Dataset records

-- Start --

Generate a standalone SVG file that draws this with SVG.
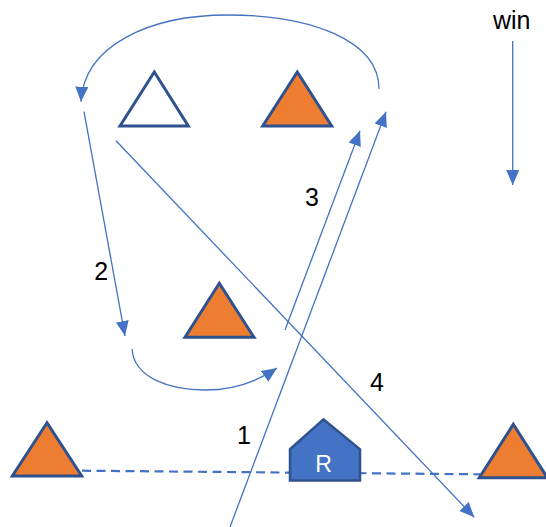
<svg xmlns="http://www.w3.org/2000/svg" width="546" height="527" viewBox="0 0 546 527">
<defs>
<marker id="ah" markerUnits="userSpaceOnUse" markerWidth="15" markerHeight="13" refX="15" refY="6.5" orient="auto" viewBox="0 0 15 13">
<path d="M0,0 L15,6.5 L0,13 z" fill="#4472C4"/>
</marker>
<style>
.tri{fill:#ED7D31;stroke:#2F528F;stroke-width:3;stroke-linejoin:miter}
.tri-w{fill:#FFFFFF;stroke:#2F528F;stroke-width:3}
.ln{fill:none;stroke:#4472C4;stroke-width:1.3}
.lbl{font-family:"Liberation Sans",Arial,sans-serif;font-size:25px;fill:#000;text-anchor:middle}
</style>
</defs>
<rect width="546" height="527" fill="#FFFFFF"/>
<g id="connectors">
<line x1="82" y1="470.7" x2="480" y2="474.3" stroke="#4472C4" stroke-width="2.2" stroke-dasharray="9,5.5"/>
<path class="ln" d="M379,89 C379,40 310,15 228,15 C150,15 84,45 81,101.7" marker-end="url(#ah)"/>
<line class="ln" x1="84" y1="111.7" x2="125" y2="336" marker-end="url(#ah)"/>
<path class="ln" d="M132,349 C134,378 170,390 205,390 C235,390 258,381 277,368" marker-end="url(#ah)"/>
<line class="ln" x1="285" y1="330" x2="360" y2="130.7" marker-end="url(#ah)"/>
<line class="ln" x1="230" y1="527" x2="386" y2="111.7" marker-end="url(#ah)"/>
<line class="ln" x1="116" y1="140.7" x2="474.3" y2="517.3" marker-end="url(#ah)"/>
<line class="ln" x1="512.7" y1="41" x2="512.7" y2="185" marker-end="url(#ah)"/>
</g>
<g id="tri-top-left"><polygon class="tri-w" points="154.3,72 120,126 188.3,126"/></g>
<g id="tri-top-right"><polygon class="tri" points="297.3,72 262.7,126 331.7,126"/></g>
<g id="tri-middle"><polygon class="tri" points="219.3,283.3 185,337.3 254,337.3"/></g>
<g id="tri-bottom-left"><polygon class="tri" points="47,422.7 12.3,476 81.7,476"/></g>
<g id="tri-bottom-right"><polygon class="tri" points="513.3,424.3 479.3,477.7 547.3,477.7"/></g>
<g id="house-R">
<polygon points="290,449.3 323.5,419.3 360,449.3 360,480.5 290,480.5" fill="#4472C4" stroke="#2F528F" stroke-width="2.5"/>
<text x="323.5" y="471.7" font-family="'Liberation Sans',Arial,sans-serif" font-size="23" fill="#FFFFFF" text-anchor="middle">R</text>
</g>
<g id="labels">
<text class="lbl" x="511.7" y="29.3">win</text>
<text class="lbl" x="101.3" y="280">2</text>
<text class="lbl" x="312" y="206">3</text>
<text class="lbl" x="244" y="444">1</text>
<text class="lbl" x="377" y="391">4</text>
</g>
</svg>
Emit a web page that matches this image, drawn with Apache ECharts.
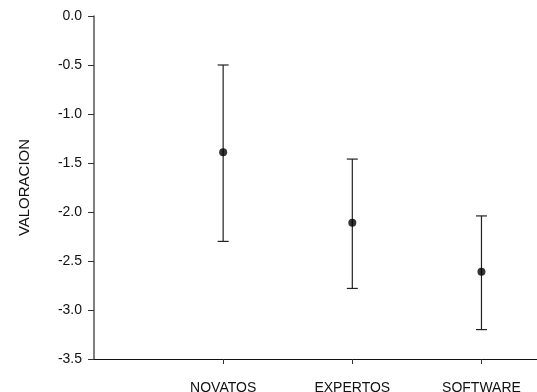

-- End --

== CHALLENGE ==
Reproduce each line of the records exactly, and omit every picture.

== PROBLEM SOLUTION ==
Generate a standalone SVG file that draws this with SVG.
<svg xmlns="http://www.w3.org/2000/svg" width="546" height="527" viewBox="0 0 546 527">
<defs>
<marker id="ah" markerUnits="userSpaceOnUse" markerWidth="15" markerHeight="13" refX="15" refY="6.5" orient="auto" viewBox="0 0 15 13">
<path d="M0,0 L15,6.5 L0,13 z" fill="#4472C4"/>
</marker>
<style>
.tri{fill:#ED7D31;stroke:#2F528F;stroke-width:3;stroke-linejoin:miter}
.tri-w{fill:#FFFFFF;stroke:#2F528F;stroke-width:3}
.ln{fill:none;stroke:#4472C4;stroke-width:1.3}
.lbl{font-family:"Liberation Sans",Arial,sans-serif;font-size:25px;fill:#000;text-anchor:middle}
</style>
</defs>
<rect width="546" height="527" fill="#FFFFFF"/>
<g id="connectors">
<line x1="82" y1="470.7" x2="480" y2="474.3" stroke="#4472C4" stroke-width="2.2" stroke-dasharray="9,5.5"/>
<path class="ln" d="M379,89 C379,40 310,15 228,15 C150,15 84,45 81,101.7" marker-end="url(#ah)"/>
<line class="ln" x1="84" y1="111.7" x2="125" y2="336" marker-end="url(#ah)"/>
<path class="ln" d="M132,349 C134,378 170,390 205,390 C235,390 258,381 277,368" marker-end="url(#ah)"/>
<line class="ln" x1="285" y1="330" x2="360" y2="130.7" marker-end="url(#ah)"/>
<line class="ln" x1="230" y1="527" x2="386" y2="111.7" marker-end="url(#ah)"/>
<line class="ln" x1="116" y1="140.7" x2="474.3" y2="517.3" marker-end="url(#ah)"/>
<line class="ln" x1="512.7" y1="41" x2="512.7" y2="185" marker-end="url(#ah)"/>
</g>
<g id="tri-top-left"><polygon class="tri-w" points="154.3,72 120,126 188.3,126"/></g>
<g id="tri-top-right"><polygon class="tri" points="297.3,72 262.7,126 331.7,126"/></g>
<g id="tri-middle"><polygon class="tri" points="219.3,283.3 185,337.3 254,337.3"/></g>
<g id="tri-bottom-left"><polygon class="tri" points="47,422.7 12.3,476 81.7,476"/></g>
<g id="tri-bottom-right"><polygon class="tri" points="513.3,424.3 479.3,477.7 547.3,477.7"/></g>
<g id="house-R">
<polygon points="290,449.3 323.5,419.3 360,449.3 360,480.5 290,480.5" fill="#4472C4" stroke="#2F528F" stroke-width="2.5"/>
<text x="323.5" y="471.7" font-family="'Liberation Sans',Arial,sans-serif" font-size="23" fill="#FFFFFF" text-anchor="middle">R</text>
</g>
<g id="labels">
<text class="lbl" x="511.7" y="29.3">win</text>
<text class="lbl" x="101.3" y="280">2</text>
<text class="lbl" x="312" y="206">3</text>
<text class="lbl" x="244" y="444">1</text>
<text class="lbl" x="377" y="391">4</text>
</g>
</svg>
Emit a web page that matches this image, drawn with Apache ECharts.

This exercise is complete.